Given data -
=====

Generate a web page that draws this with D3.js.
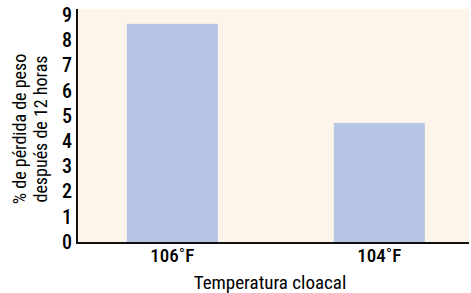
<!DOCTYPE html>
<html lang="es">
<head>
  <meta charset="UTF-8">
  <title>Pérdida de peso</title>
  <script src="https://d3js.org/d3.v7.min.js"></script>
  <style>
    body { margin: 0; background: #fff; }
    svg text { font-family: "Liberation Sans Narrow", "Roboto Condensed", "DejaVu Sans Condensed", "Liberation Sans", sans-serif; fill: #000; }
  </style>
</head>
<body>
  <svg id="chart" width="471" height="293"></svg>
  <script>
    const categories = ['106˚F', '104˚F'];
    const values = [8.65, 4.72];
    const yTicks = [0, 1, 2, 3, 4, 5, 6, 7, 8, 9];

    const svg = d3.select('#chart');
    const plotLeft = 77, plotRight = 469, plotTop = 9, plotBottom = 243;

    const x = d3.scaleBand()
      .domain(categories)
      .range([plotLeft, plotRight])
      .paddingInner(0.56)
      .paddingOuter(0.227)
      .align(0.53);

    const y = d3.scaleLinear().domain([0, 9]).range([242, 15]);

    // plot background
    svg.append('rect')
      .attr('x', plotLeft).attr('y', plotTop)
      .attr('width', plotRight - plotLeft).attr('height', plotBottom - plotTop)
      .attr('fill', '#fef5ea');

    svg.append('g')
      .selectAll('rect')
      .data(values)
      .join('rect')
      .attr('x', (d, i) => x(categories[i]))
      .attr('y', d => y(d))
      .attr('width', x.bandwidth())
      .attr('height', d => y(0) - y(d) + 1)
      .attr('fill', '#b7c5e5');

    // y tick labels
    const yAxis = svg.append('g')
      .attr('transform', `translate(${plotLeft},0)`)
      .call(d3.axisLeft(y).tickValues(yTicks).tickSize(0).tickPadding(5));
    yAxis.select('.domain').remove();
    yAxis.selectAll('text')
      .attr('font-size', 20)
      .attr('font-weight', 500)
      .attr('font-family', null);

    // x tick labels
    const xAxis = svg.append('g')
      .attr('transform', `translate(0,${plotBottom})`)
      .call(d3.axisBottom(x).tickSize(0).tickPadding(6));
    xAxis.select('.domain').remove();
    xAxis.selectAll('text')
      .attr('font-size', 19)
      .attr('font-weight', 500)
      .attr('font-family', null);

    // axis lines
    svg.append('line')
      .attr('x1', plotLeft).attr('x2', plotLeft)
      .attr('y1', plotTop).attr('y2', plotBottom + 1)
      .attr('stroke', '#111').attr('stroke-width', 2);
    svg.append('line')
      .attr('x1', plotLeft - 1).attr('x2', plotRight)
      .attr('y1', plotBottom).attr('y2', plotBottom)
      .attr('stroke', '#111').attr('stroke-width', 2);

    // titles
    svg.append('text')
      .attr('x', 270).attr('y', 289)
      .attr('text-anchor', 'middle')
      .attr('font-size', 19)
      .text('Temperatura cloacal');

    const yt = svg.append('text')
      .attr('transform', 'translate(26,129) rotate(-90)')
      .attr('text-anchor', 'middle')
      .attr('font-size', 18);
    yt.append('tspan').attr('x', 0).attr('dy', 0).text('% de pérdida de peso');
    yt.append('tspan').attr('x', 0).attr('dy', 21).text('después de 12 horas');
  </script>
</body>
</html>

=====

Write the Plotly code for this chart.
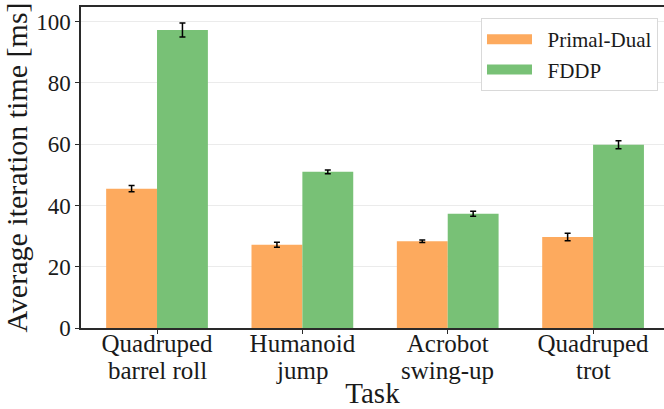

=====

The task - Using the records above, copy every line that has the word "chart" in it.

Exercise answer -
  <svg id="chart" width="471" height="293"></svg>
    const svg = d3.select('#chart');
Write the Plotly code for this chart.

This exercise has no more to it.